SPRING GREEN, Wi — Outside of private tours, Frank Lloyd Wright’s Taliesin estate in Spring Green isn’t often accessible to the public. The estate opened its gates for their annual free tours on Sunday, opening a world of nature and architecture.
Wright’s Welsh ancestors originally settled on the land that is present day Taliesin, which translates to Radiant brow in Welsh. He spent his childhood on the estate, often hiding on top of a hill to avoid farming. When he inherited 800 acres of the land in 1911, built his home on the brow of that hill, molding the home into the hillside, practicing his theory of organic architecture.
“He framed the surrounding landscape with tons of windows to join outside and in so his design would integrate with nature, and he repeatedly played with traditional understandings of space, constantly breaking the box, to replicate nature’s organic forms,” said Elizabeth Maske, Communications Coordinator for the Taliesin Preservation.

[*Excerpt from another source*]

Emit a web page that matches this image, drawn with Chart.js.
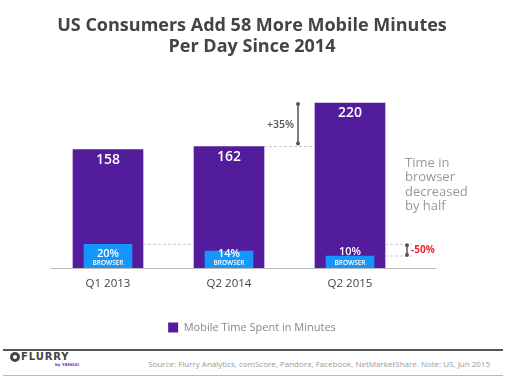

He used sand from the Wisconsin River and wood from surrounding oaks to construct the property making it one with the land his ancestors settled on. Today, the land is operated by the Taliesin Preservation, who saved it from near ruins in the 1990s, and continue Wright’s legacy with an architecture fellowship.

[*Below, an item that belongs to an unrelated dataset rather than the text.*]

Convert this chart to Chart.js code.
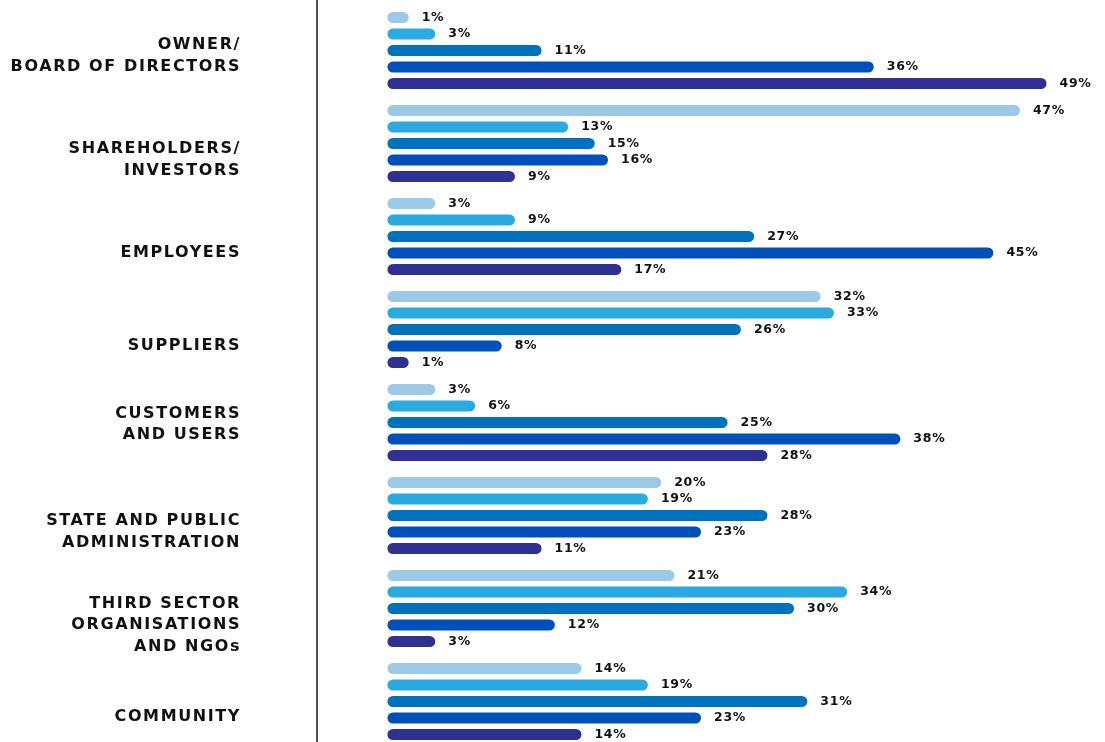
<!DOCTYPE html>
<html>
<head>
<meta charset="utf-8">
<script src="https://cdn.jsdelivr.net/npm/chart.js@4"></script>
<style>
  html, body { margin: 0; padding: 0; background: #fff; overflow: hidden; }
  #wrap { width: 1105px; height: 748px; }
</style>
</head>
<body>
<div id="wrap"><canvas id="myChart" width="1105" height="748"></canvas></div>
<script>
// Stakeholder groups (multi-line labels)
const categories = [
  ['OWNER/', 'BOARD OF DIRECTORS'],
  ['SHAREHOLDERS/', 'INVESTORS'],
  ['EMPLOYEES'],
  ['SUPPLIERS'],
  ['CUSTOMERS', 'AND USERS'],
  ['STATE AND PUBLIC', 'ADMINISTRATION'],
  ['THIRD SECTOR', 'ORGANISATIONS', 'AND NGOs'],
  ['COMMUNITY']
];

// One array per bar within each group (percent)
const level1 = [1, 47, 3, 32, 3, 20, 21, 14];
const level2 = [3, 13, 9, 33, 6, 19, 34, 19];
const level3 = [11, 15, 27, 26, 25, 28, 30, 31];
const level4 = [36, 16, 45, 8, 38, 23, 12, 23];
const level5 = [49, 9, 17, 1, 28, 11, 3, 14];

const colors = ['#9cc9e5', '#29abe2', '#0071bc', '#0050bb', '#2e3192'];

// vertical nudge of each category label relative to its bar group
const labelShift = [5.5, 16.5, 16.5, 16.5, 2, 16.5, 16.5, 15.5];

const labelFont = 'bold 16px "DejaVu Sans"';
const valueFont = 'bold 12.5px "DejaVu Sans"';

const sideLabels = {
  id: 'sideLabels',
  afterDraw(chart) {
    const { ctx, chartArea, scales } = chart;
    ctx.save();

    // axis line down the whole height
    ctx.strokeStyle = '#1a1a1a';
    ctx.lineWidth = 1.5;
    ctx.beginPath();
    ctx.moveTo(chartArea.left, 0);
    ctx.lineTo(chartArea.left, chart.height);
    ctx.stroke();

    // category names, right aligned
    ctx.fillStyle = '#111';
    ctx.font = labelFont;
    ctx.letterSpacing = '1.6px';
    ctx.textAlign = 'right';
    ctx.textBaseline = 'middle';
    const lineH = 21.5;
    categories.forEach((lines, i) => {
      const cy = scales.y.getPixelForValue(i) + labelShift[i];
      const top = cy - (lines.length - 1) * lineH / 2;
      lines.forEach((t, j) => ctx.fillText(t, 241, top + j * lineH));
    });
    ctx.restore();
  },
  afterDatasetsDraw(chart) {
    const { ctx } = chart;
    ctx.save();
    ctx.fillStyle = '#111';
    ctx.font = valueFont;
    ctx.letterSpacing = '0.7px';
    ctx.textAlign = 'left';
    ctx.textBaseline = 'middle';
    chart.data.datasets.forEach((ds, d) => {
      chart.getDatasetMeta(d).data.forEach((bar, i) => {
        ctx.fillText(ds.data[i] + '%', bar.x + 13, bar.y);
      });
    });
    ctx.restore();
  }
};

const series = [level1, level2, level3, level4, level5];

new Chart(document.getElementById('myChart').getContext('2d'), {
  type: 'bar',
  data: {
    labels: categories.map(l => l.join(' ')),
    datasets: series.map((vals, k) => ({
      data: vals,
      base: -0.6,
      backgroundColor: colors[k],
      borderRadius: 6,
      borderSkipped: false,
      barPercentage: 0.67,
      categoryPercentage: 0.888
    }))
  },
  options: {
    indexAxis: 'y',
    responsive: false,
    animation: false,
    layout: { padding: { left: 317, top: 4, right: 0, bottom: 0 } },
    plugins: {
      legend: { display: false },
      tooltip: { enabled: false }
    },
    scales: {
      x: { type: 'linear', min: -5.9, max: 53.4, display: false },
      y: { display: false }
    }
  },
  plugins: [sideLabels]
});
</script>
</body>
</html>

Maske added, “Taliesin sits on the brow of a beloved boyhood hill where Wright often took refuge from the drudgery of farm work, he placed it on the brow of the hill to preserve the hill, in line with his theory for organic architecture”.
To this day, a 92-year-old woman who worked for Wright for a decade still lives on the land that was named one of UNESCO’s World Heritage Sites in 2019.